The leader of Shi’ite Hezbollah, Sayyed Hassan Nasrallah, called the result “a very big political, parliamentary and moral victory for the choice of resistance”.
The number of Hezbollah MPs was the same or little changed, but candidates supported by the group or allied to it gained in major cities. Hezbollah and its political allies won just over half the seats in parliament, according to final results late on Monday from all but one of Lebanon’s 15 electoral districts.
Branded a terrorist group by the US, heavily armed Shi’ite Hezbollah has grown in strength since joining the war in Syria in support of President Bashar al-Assad in 2012.
The strong showing by parties and politicians who support Hezbollah’s possession of weapons risk complicating Western policy in Lebanon, which is banking on foreign aid and loans to revive its stagnant economy and receives US military support.
An Israeli minister said the outcome showed the Lebanese state was indistinguishable from Hezbollah, signalling the risk of Israel hitting Lebanon’s government in a future war.
Western-backed Prime Minister Saad al-Hariri lost over a third of his seats, the results showed. He blamed a complex new voting law and gaps in his party’s performance.

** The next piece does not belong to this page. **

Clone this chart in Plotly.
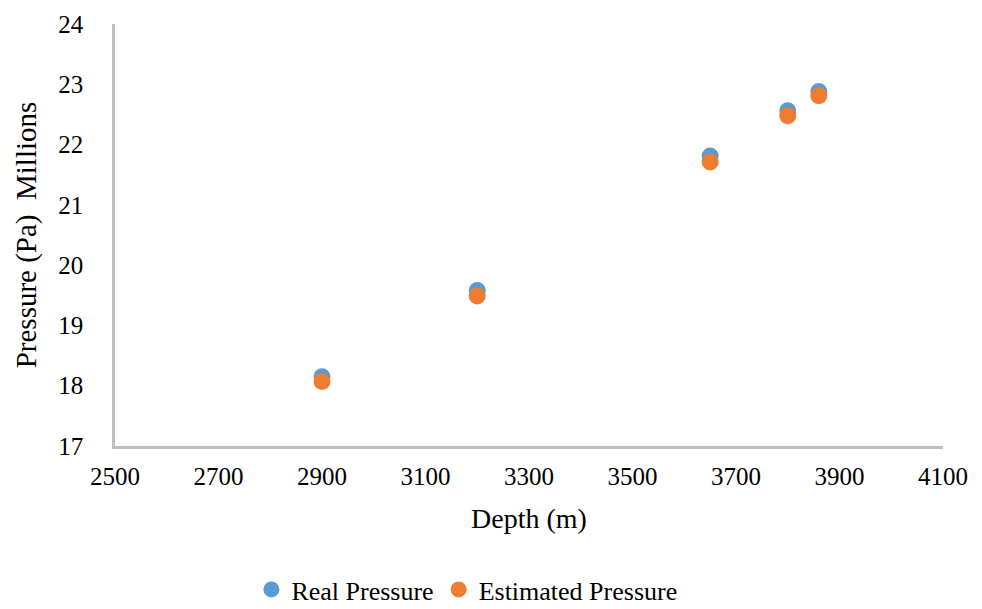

But with 21 MPs, down from 33 in the last parliament, he still emerged as the Sunni Muslim leader with the biggest bloc in the 128-seat house, making him the frontrunner to form the next government.
The staunchly anti-Hezbollah Lebanese Forces, a Christian party, emerged as a big winner, nearly doubling its lawmakers to around 15, according to initial indications.
Lebanon’s prime minister must be a Sunni under its sectarian power-sharing system. The new government, like the outgoing one, is expected to include all the main parties. Talks over cabinet posts are expected to take time.
“Hariri is going to be further weakened in any kind of government going forward,” said Andrew Tabler of the Washington Institute. “His ability to substantially tame or restrain Hezbollah… in Lebanon is going to be very limited.”
Official results showed that Hezbollah, along with allied groups and individuals, secured at least 65 seats. The final results for Akkar district have yet to be announced.